• **What you will do**
Restate all the material verbatim, except for the pictures.

• **Material provided**
:::::
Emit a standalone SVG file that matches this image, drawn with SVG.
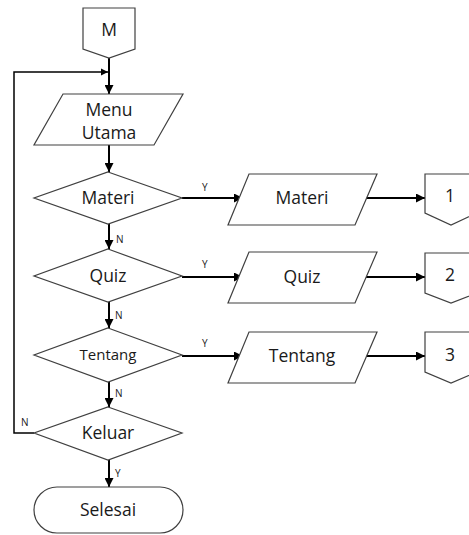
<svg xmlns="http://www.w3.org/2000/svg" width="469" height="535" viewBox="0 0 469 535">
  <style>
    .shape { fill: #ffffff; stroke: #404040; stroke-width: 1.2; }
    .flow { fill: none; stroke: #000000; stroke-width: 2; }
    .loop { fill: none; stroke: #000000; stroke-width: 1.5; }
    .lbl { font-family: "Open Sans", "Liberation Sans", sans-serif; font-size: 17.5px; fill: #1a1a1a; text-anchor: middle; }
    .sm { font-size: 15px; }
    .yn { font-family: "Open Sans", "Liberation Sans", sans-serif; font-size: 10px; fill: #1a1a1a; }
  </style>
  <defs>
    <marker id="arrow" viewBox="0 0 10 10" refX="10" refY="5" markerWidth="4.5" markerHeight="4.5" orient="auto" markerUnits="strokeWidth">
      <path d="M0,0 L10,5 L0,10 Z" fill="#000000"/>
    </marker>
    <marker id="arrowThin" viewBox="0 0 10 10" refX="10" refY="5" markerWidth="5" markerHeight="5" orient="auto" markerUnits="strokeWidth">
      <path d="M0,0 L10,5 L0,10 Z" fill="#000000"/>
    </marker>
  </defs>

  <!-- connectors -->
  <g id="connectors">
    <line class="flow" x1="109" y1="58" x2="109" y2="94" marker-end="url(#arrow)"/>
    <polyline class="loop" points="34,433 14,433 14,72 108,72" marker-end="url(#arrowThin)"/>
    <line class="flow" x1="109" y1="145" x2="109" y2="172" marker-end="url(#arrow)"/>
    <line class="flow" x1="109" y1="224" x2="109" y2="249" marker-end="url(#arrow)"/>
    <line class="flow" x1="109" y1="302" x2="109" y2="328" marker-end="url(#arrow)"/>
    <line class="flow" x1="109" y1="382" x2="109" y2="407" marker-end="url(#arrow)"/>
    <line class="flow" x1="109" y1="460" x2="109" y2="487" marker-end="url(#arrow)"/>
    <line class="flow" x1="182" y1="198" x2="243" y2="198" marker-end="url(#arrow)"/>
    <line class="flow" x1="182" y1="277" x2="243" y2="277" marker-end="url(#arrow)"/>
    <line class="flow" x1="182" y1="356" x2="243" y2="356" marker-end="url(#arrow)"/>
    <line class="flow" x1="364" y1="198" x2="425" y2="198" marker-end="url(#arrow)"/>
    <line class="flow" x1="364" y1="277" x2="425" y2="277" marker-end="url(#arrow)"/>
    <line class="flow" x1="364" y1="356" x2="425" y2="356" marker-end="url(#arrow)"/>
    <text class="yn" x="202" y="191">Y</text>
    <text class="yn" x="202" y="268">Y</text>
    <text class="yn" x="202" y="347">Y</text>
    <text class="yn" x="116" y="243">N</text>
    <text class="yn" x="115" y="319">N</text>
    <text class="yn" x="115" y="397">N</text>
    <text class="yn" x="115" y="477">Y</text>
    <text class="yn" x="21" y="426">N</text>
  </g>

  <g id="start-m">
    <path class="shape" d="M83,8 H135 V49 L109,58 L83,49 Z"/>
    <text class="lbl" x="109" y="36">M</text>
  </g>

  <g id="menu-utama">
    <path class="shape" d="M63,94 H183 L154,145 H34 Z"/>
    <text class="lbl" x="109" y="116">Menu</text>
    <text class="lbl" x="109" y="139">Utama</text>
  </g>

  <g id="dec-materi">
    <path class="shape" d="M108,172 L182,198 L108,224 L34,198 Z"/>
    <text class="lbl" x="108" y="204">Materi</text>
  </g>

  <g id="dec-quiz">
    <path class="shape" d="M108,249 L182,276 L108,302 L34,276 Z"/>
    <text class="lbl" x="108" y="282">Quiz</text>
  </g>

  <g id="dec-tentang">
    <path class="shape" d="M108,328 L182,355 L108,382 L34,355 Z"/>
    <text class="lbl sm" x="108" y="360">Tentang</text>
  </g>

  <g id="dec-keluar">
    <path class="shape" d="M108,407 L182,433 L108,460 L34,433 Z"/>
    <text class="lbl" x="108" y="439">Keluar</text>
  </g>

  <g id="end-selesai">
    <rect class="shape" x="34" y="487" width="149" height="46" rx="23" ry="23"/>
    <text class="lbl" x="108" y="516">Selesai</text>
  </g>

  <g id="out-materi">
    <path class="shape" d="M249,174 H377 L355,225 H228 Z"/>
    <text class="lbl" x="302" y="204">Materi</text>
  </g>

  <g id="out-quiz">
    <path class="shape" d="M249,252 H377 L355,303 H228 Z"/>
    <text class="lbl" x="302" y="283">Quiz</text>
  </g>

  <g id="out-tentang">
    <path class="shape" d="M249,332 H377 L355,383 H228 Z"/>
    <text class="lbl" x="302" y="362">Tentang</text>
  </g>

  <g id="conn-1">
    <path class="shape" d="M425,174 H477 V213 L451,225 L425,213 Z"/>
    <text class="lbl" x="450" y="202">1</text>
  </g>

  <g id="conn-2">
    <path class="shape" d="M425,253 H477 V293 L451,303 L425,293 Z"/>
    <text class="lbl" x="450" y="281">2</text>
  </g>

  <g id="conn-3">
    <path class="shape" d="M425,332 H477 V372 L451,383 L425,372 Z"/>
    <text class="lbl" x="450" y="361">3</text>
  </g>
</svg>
:::::
• **Response to the task**
Emit a standalone SVG file that matches this image, drawn with SVG.
<svg xmlns="http://www.w3.org/2000/svg" width="469" height="535" viewBox="0 0 469 535">
  <style>
    .shape { fill: #ffffff; stroke: #404040; stroke-width: 1.2; }
    .flow { fill: none; stroke: #000000; stroke-width: 2; }
    .loop { fill: none; stroke: #000000; stroke-width: 1.5; }
    .lbl { font-family: "Open Sans", "Liberation Sans", sans-serif; font-size: 17.5px; fill: #1a1a1a; text-anchor: middle; }
    .sm { font-size: 15px; }
    .yn { font-family: "Open Sans", "Liberation Sans", sans-serif; font-size: 10px; fill: #1a1a1a; }
  </style>
  <defs>
    <marker id="arrow" viewBox="0 0 10 10" refX="10" refY="5" markerWidth="4.5" markerHeight="4.5" orient="auto" markerUnits="strokeWidth">
      <path d="M0,0 L10,5 L0,10 Z" fill="#000000"/>
    </marker>
    <marker id="arrowThin" viewBox="0 0 10 10" refX="10" refY="5" markerWidth="5" markerHeight="5" orient="auto" markerUnits="strokeWidth">
      <path d="M0,0 L10,5 L0,10 Z" fill="#000000"/>
    </marker>
  </defs>

  <!-- connectors -->
  <g id="connectors">
    <line class="flow" x1="109" y1="58" x2="109" y2="94" marker-end="url(#arrow)"/>
    <polyline class="loop" points="34,433 14,433 14,72 108,72" marker-end="url(#arrowThin)"/>
    <line class="flow" x1="109" y1="145" x2="109" y2="172" marker-end="url(#arrow)"/>
    <line class="flow" x1="109" y1="224" x2="109" y2="249" marker-end="url(#arrow)"/>
    <line class="flow" x1="109" y1="302" x2="109" y2="328" marker-end="url(#arrow)"/>
    <line class="flow" x1="109" y1="382" x2="109" y2="407" marker-end="url(#arrow)"/>
    <line class="flow" x1="109" y1="460" x2="109" y2="487" marker-end="url(#arrow)"/>
    <line class="flow" x1="182" y1="198" x2="243" y2="198" marker-end="url(#arrow)"/>
    <line class="flow" x1="182" y1="277" x2="243" y2="277" marker-end="url(#arrow)"/>
    <line class="flow" x1="182" y1="356" x2="243" y2="356" marker-end="url(#arrow)"/>
    <line class="flow" x1="364" y1="198" x2="425" y2="198" marker-end="url(#arrow)"/>
    <line class="flow" x1="364" y1="277" x2="425" y2="277" marker-end="url(#arrow)"/>
    <line class="flow" x1="364" y1="356" x2="425" y2="356" marker-end="url(#arrow)"/>
    <text class="yn" x="202" y="191">Y</text>
    <text class="yn" x="202" y="268">Y</text>
    <text class="yn" x="202" y="347">Y</text>
    <text class="yn" x="116" y="243">N</text>
    <text class="yn" x="115" y="319">N</text>
    <text class="yn" x="115" y="397">N</text>
    <text class="yn" x="115" y="477">Y</text>
    <text class="yn" x="21" y="426">N</text>
  </g>

  <g id="start-m">
    <path class="shape" d="M83,8 H135 V49 L109,58 L83,49 Z"/>
    <text class="lbl" x="109" y="36">M</text>
  </g>

  <g id="menu-utama">
    <path class="shape" d="M63,94 H183 L154,145 H34 Z"/>
    <text class="lbl" x="109" y="116">Menu</text>
    <text class="lbl" x="109" y="139">Utama</text>
  </g>

  <g id="dec-materi">
    <path class="shape" d="M108,172 L182,198 L108,224 L34,198 Z"/>
    <text class="lbl" x="108" y="204">Materi</text>
  </g>

  <g id="dec-quiz">
    <path class="shape" d="M108,249 L182,276 L108,302 L34,276 Z"/>
    <text class="lbl" x="108" y="282">Quiz</text>
  </g>

  <g id="dec-tentang">
    <path class="shape" d="M108,328 L182,355 L108,382 L34,355 Z"/>
    <text class="lbl sm" x="108" y="360">Tentang</text>
  </g>

  <g id="dec-keluar">
    <path class="shape" d="M108,407 L182,433 L108,460 L34,433 Z"/>
    <text class="lbl" x="108" y="439">Keluar</text>
  </g>

  <g id="end-selesai">
    <rect class="shape" x="34" y="487" width="149" height="46" rx="23" ry="23"/>
    <text class="lbl" x="108" y="516">Selesai</text>
  </g>

  <g id="out-materi">
    <path class="shape" d="M249,174 H377 L355,225 H228 Z"/>
    <text class="lbl" x="302" y="204">Materi</text>
  </g>

  <g id="out-quiz">
    <path class="shape" d="M249,252 H377 L355,303 H228 Z"/>
    <text class="lbl" x="302" y="283">Quiz</text>
  </g>

  <g id="out-tentang">
    <path class="shape" d="M249,332 H377 L355,383 H228 Z"/>
    <text class="lbl" x="302" y="362">Tentang</text>
  </g>

  <g id="conn-1">
    <path class="shape" d="M425,174 H477 V213 L451,225 L425,213 Z"/>
    <text class="lbl" x="450" y="202">1</text>
  </g>

  <g id="conn-2">
    <path class="shape" d="M425,253 H477 V293 L451,303 L425,293 Z"/>
    <text class="lbl" x="450" y="281">2</text>
  </g>

  <g id="conn-3">
    <path class="shape" d="M425,332 H477 V372 L451,383 L425,372 Z"/>
    <text class="lbl" x="450" y="361">3</text>
  </g>
</svg>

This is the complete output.